Greenways would be a huge benefit to both the environment and human health, a new book argues.
There’s a lot of talk about the need for greenways—land set aside for trails for biking and walking, as well as environmental protection—but besides being attractive, nice areas to take a jog, what do these spaces bring to communities? Do their benefits outweigh the financial cost, physical labor, and political will to build them?
Charles A. Flink, a professor of practice in landscape architecture at North Carolina State University, is the author of The Greenway Imperative: Connecting Communities and Landscapes for a Sustainable Future (University Press of Florida, 2020). The book outlines the many benefits of greenways, from fighting pollution to boosting business. It also breaks down their cost and value to communities.
Here, Flink explains what greenways are, why they’re important, and their potential in developing cities and communities:
What, exactly, is a greenway and why are they important?

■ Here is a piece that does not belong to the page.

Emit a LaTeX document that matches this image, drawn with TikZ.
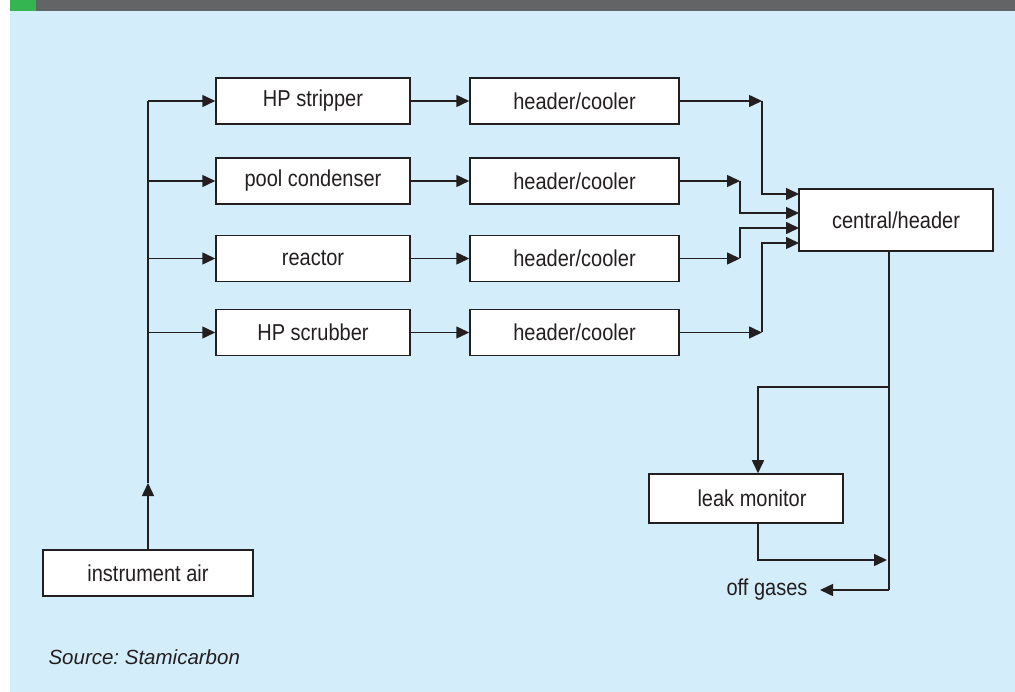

Greenways are linear open spaces that provide pathways for bicycling as alternatives to automobile transportation, conserve natural landscape buffers, and protect native species of plants and habitat for animals. With ample vegetation they clean the air of pollutants and trap sediment before it reaches streams and rivers. When they are as wide as floodplains, they help absorb excess rainwater during storm events.
So, how do you explain this in your book?
My book, The Greenway Imperative, looks back on my 35 years in the landscape architecture industry and showcases several projects that I worked on across the United States in communities that are well known to many, such as Charleston, South Carolina, Miami, and Las Vegas, to name a few. I share the intimate detail for how these greenway projects benefited communities through conservation, flood recovery, transportation, health and wellness, and sustainable development.
Can you give an example of how one of these greenways has benefited its community?
Grand Forks, North Dakota and East Grand Forks, Minnesota were ravaged by a 500-year flood event in May 1997. Having rejected a US Army Corps of Engineers proposal to build a river bypass channel, the communities pursued a greenway solution to flood control.
Twenty years later the 2,200 acre Red River Greenway has become the centerpiece of life in the community that has made the community resilient to flooding, and a significant factor in attracting new business and industry to these Midwest communities.
Carving out the space for a greenway in an urban environment seems like it could take a lot of work, in terms of logistics, financial cost, and political will. What would you tell communities that are wondering whether it’s worth it? Are there cost benefit analyses that address these tradeoffs?
Greenways have been proven to improve the economic health of communities, supporting new businesses, jobs, and revenues. Greenways improve environmental health, protect vital natural resources that define our sense of place, and improve the quality of life. Greenways contribute to our social well-being providing valuable greenspace to relieve stress and support active living.
For every dollar that is spent on a greenway, it is proven that they will return no less than $3 in benefit, and oftentimes $10 of benefit. Greenways offer substantial return on investment.
These stories highlight individual success stories of ways that greenways have had a positive impact on communities around the country. What are you hoping to accomplish with the book?
First, to share these inspirational stories with as many people as possible. They are all unique and they tackle current issues that are of interest to many Americans.
Second, to promote the concept of completing a national greenway system, linking resources within states and across all 48 contiguous states across America. We are close to achieving this grand vision. With a concerted effort, we can finish building a coast-to-coast network of interconnected green spaces that will enhance the quality of life for millions of Americans for decades to come.